確保したいセキュリティレベルを明確にする
入退室管理システムは、「誰が」「いつ」「どこに」出入りしたかの記録だけでなく、不正侵入を確実に防げるセキュリティレベルが必要です。一般的なオフィスエリアと、サーバー室や役員室などの重要エリアでは、求められるセキュリティレベルが異なります。そのため、エリア別の対策が欠かせません。
高セキュリティエリアには、なりすましが困難な生体認証や複数の認証を組み合わせた、多要素認証の導入を検討すべきです。また、システムの脆弱性対策や、通信の暗号化など、物理的なセキュリティ以外の対策も確認しておきましょう。
導入後のサポート体制を確認する
機器の故障やシステムトラブルは、企業のセキュリティを脅かします。そのため、迅速で的確なサポート体制も重要な選定基準です。
24時間365日の電話サポート、リモート診断、現地への駆けつけ対応など、自社の運用時間に合わせたサポート内容を選びましょう。加えて、導入時の初期設定支援、管理者向けトレーニング、従業員への操作説明会といった、スムーズな運用開始のためのサポートも充実していると、スムーズに運用を開始できます。
拡張性や外部システムとの連携性を確かめる
企業の成長に伴う従業員数の増加や新拠点の開設に、システムが対応できるかを確認しましょう。ユーザー数やドア数の追加が簡単にでき、追加費用が明確なシステムを選ぶことで、将来的な拡張時のコストを予測しやすくなります。

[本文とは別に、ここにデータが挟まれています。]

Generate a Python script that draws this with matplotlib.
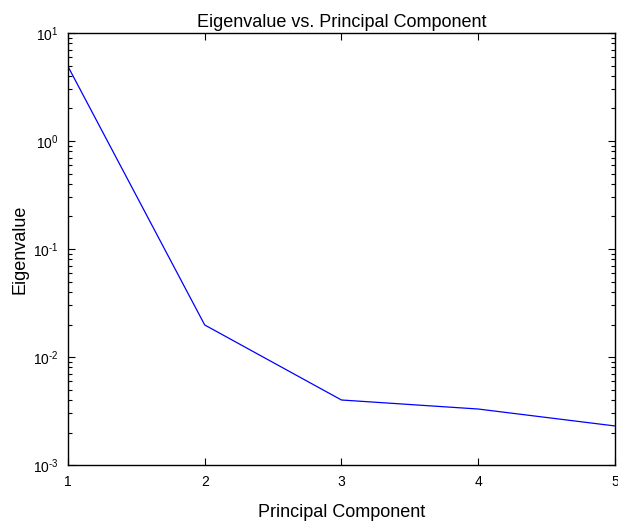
import matplotlib
matplotlib.use("Agg")
import matplotlib.pyplot as plt
from matplotlib.ticker import LogLocator, FuncFormatter, FixedLocator, NullFormatter
import numpy as np

plt.rcParams['font.family'] = ['Liberation Sans', 'DejaVu Sans']
plt.rcParams['mathtext.fontset'] = 'custom'
plt.rcParams['mathtext.rm'] = 'Liberation Sans'
plt.rcParams['mathtext.it'] = 'Liberation Sans'

components = [1, 2, 3, 4, 5]
eigenvalues = [4.9, 0.0198, 0.0040, 0.0033, 0.0023]
x_ticks = [1, 2, 3, 4, 5]

def log_fmt(v, pos):
    e = int(round(np.log10(v)))
    s = str(e).replace('-', '\u2010')
    return r'$\mathregular{10^{%s}}$' % s

fig = plt.figure(figsize=(6.18, 5.27), dpi=100)
ax = fig.add_axes([0.110, 0.1176, 0.885, 0.8198])
ax.plot(components, eigenvalues, color='#0000ff', lw=0.9)
ax.set_yscale('log')
ax.set_xlim(1, 5)
ax.set_ylim(1e-3, 1e1)
ax.xaxis.set_major_locator(FixedLocator(x_ticks))
ax.yaxis.set_major_locator(LogLocator(base=10, numticks=10))
ax.yaxis.set_minor_locator(LogLocator(base=10, subs=range(2, 10), numticks=20))
ax.yaxis.set_minor_formatter(NullFormatter())
ax.yaxis.set_major_formatter(FuncFormatter(log_fmt))
ax.tick_params(which='both', direction='in', top=True, right=True, labelsize=10, width=0.8, pad=7)
ax.tick_params(which='major', length=5)
ax.tick_params(which='minor', length=3)
for s in ax.spines.values():
    s.set_linewidth(1.0)
ax.set_title('Eigenvalue vs. Principal Component', fontsize=13, pad=4)
ax.set_xlabel('Principal Component', fontsize=13, labelpad=11)
ax.set_ylabel('Eigenvalue', fontsize=13, labelpad=3)
fig.savefig('out.png', dpi=100)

また、勤怠管理システムと連携すれば、入退室記録をそのまま出退勤打刻として利用でき、業務効率化も図れるでしょう。会計システム、人事システム、ビジネスチャットなど、既存システムとのAPI連携に対応していれば、業務全体の自動化が進みます。
費用と機能を理解して、最適な入退室管理システムを導入しよう
入退室管理システムの費用感は、提供形態によって異なります。クラウド型は初期費用が安く、オンプレミス型なら月額費用がかかりません。また、認証方法も費用に影響し、ICカード認証は安価で導入しやすく、生体認証は高額ながらもセキュリティレベルの高さが特徴です。
導入費用を抑える方法には、IT導入補助金の活用、複数社での相見積もり、必要機能の見極め、既存設備の活用などがあります。そして、費用だけでなく、セキュリティレベル、サポート体制、拡張性などもシステム選定に欠かせない要素です。
本記事で紹介した費用相場やポイントを参考に、自社に最適な入退室管理システムを導入しましょう。